Saturday, March 11, 2006

 

Booksellers pray for rainy weekends

Today it's sunny and in the 40s for the first time in weeks, so apart from a few die-hard regulars (Thanks Hal! Thanks Ali!), I've had a very quiet day here at the shop. Which is just fine with me - the last few shop days have been too busy for my liking. I tend to get flustered if I have too much business, hence too much to do. This was catch-up morning: balancing checkbooks and returning phone calls and dispersing the books that pile up on my desk like snowdrifts over the course of a given week (keep? read? sell? shelve? take home? save for a certain customer? on and on it goes). And to catch up here, there are a few things I wanted to comment on from the week just past:

Author and used & rare book dealer Larry McMurtry's Oscar acceptance speech (co-writer of the screenplay adaptation of the E. Annie Proulx story that became the film Brokeback Mountain) thanked the booksellers of the world. I didn't see it because I only watched the first fifteen minutes of the Oscars and then got bored and went in the other room to read, but one of my sisters saw McMurtry's speech and said she felt a glow of pride for me and my kind ("That's my sister he's talking about!"). First bookseller to win a Golden Globe (for same) and first to win an Oscar, and what a fine writer he is, and champion of the book. Someday soon I want to visit McMurtry's bookshop in his hometown of Archer City, Texas. Anyone been there? I hear the half-million or so books are good, very very good.

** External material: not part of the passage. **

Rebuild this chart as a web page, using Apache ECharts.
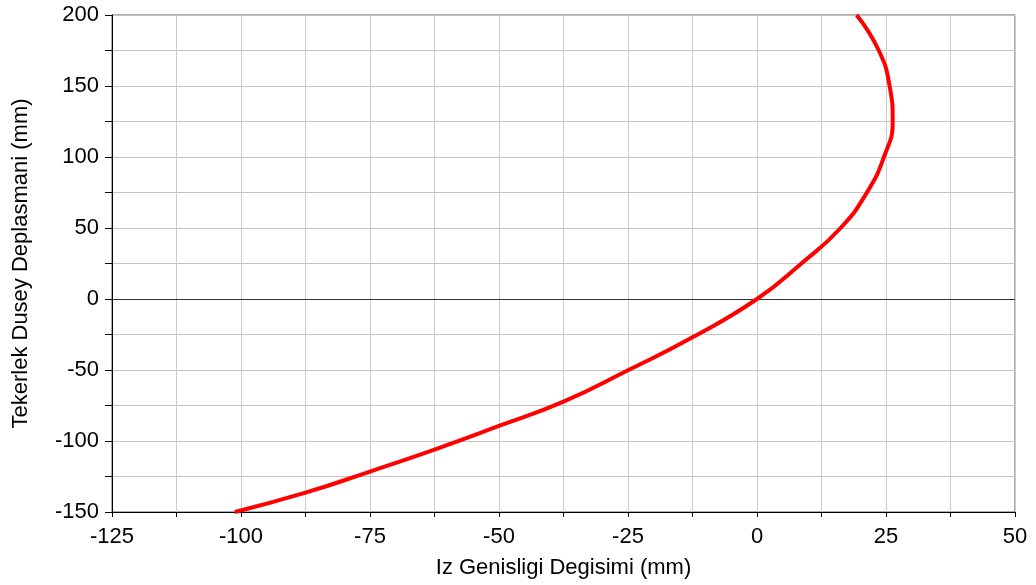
<!DOCTYPE html>
<html>
<head>
<meta charset="utf-8">
<script src="https://cdn.jsdelivr.net/npm/echarts@6/dist/echarts.min.js"></script>
<style>
  html, body { margin: 0; padding: 0; background: #ffffff; }
  #chart { width: 1036px; height: 585px; }
</style>
</head>
<body>
<div id="chart"></div>
<script>
// Track width change (x, mm) versus vertical wheel travel (y, mm)
const trackChange = [-101.2, -87.5, -75, -62.5, -50, -37.5, -25, -12.5, 0, 8.6, 16.2, 21.3, 24.6, 26.3, 25.7, 23.6, 19.3];
const wheelTravel = [-150, -136.4, -121.5, -106.0, -89.4, -72.3, -50.2, -27, 0, 25, 50, 75, 100, 125, 150, 175, 200];

const xAxisTitle = 'Iz Genisligi Degisimi (mm)';
const yAxisTitle = 'Tekerlek Dusey Deplasmani (mm)';

const FONT = '"Liberation Sans", Arial, sans-serif';
const points = trackChange.map((x, i) => [x, wheelTravel[i]]);

const chart = echarts.init(document.getElementById('chart'), null, { renderer: 'canvas' });

chart.setOption({
  animation: false,
  backgroundColor: '#ffffff',
  grid: {
    left: 112, right: 21, top: 15, bottom: 73,
    show: true, borderColor: '#555555', borderWidth: 1, backgroundColor: 'transparent'
  },
  xAxis: {
    type: 'value',
    min: -125, max: 50, interval: 25,
    name: xAxisTitle,
    nameLocation: 'middle',
    nameGap: 45,
    nameTextStyle: { fontFamily: FONT, fontSize: 22, color: '#000' },
    axisLine: { show: true, onZero: false, lineStyle: { color: '#000', width: 1 } },
    axisTick: { show: true, length: 5, inside: false, lineStyle: { color: '#000' } },
    minorTick: { show: true, splitNumber: 2, length: 5, lineStyle: { color: '#000' } },
    axisLabel: { fontFamily: FONT, fontSize: 22, color: '#000', margin: 14 },
    splitLine: { show: true, lineStyle: { color: '#cccccc', width: 1 } },
    minorSplitLine: { show: true, lineStyle: { color: '#cccccc', width: 1 } }
  },
  yAxis: {
    type: 'value',
    min: -150, max: 200, interval: 50,
    name: yAxisTitle,
    nameLocation: 'middle',
    nameGap: 80,
    nameTextStyle: { fontFamily: FONT, fontSize: 22, color: '#000' },
    axisLine: { show: true, onZero: false, lineStyle: { color: '#000', width: 1 } },
    axisTick: { show: true, length: 7, inside: false, lineStyle: { color: '#000' } },
    minorTick: { show: true, splitNumber: 2, length: 7, lineStyle: { color: '#000' } },
    axisLabel: { fontFamily: FONT, fontSize: 22, color: '#000', margin: 13 },
    splitLine: { show: true, lineStyle: { color: '#c4c4c4', width: 1 } },
    minorSplitLine: { show: true, lineStyle: { color: '#c4c4c4', width: 1 } }
  },
  series: [{
    type: 'line',
    data: points,
    smooth: 0.5,
    showSymbol: false,
    symbol: 'none',
    lineStyle: { color: '#ff0000', width: 4 },
    z: 5,
    markLine: {
      silent: true,
      symbol: 'none',
      label: { show: false },
      lineStyle: { color: '#333333', width: 1, type: 'solid' },
      data: [{ yAxis: 0 }],
      z: 3
    }
  }]
});
</script>
</body>
</html>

After my David Foster Wallace reading jag I came across an article that referred to his style of writing as Hysterical Realism. DFW and Jonathan Safran Foer and Rick Moody and Jonathan Franzen and sometimes Dave Eggers tell all at an often frantic written pace, and what a perfect and funny literary term for these wordy guys. And how refreshing to have a group of men be called hysterical, for a change. Then I read a wiki article that says that a literary critic first coined this term more than five years ago in a review of a Zadie Smith novel. Oh well. Why be gender-specific here (or anywhere). I'm years behind the times. I still like it. Maximalism!

Finally, this statement from the Authors Guild about the Google free-books-for-all project was mighty interesting, and it is worth reading for figuring out the distinctions in what Google is proposing (and is actually doing). I'm going to be watching with interest to see what happens with this; it could have far-reaching effects on both new and used book businesses. And here I am using Google's great free blog service, which I love, what's a girl to do.

Comments:
McMurtry's speech was one of the few highlights of the Oscars(not to mention the man had the guts to wear blue jeans) and it was cool to have bookseller get their props.

I read the AG statements-thank you for the link-and I really feel that this whole mess is a wake-up call to the publishing industry to catch up to the computer age much faster than they've done. Online companies are not going to stand on ceremony while publishers get their act together and decide how they want to proceed.
 
I'm not sure I want the publishing industry to catch up. Instead, I want the online companies (Google, in this case) to slow down. I'm not a neo-Luddite (here I am blogging on my darling notebook), I believe in growth and progress, but I would like to see authors and other artists in all areas of creative endeavor be able to retain their traditional rights to their own work, no matter what happens with technological evolution.

There's a great Gillian Welch song about this very point called "Everything is Free" - about how as an artist you have to give everything away, because the current demand is for immediacy, and corporations know that an artist will continue to produce art, whether they are paid for it or not, so why should they pay... "The consumer wants what he/she wants, NOW, and let's give it to them," kind of thing. But the book world has always been slow and steady, thank god. I think in many ways it's still a refuge.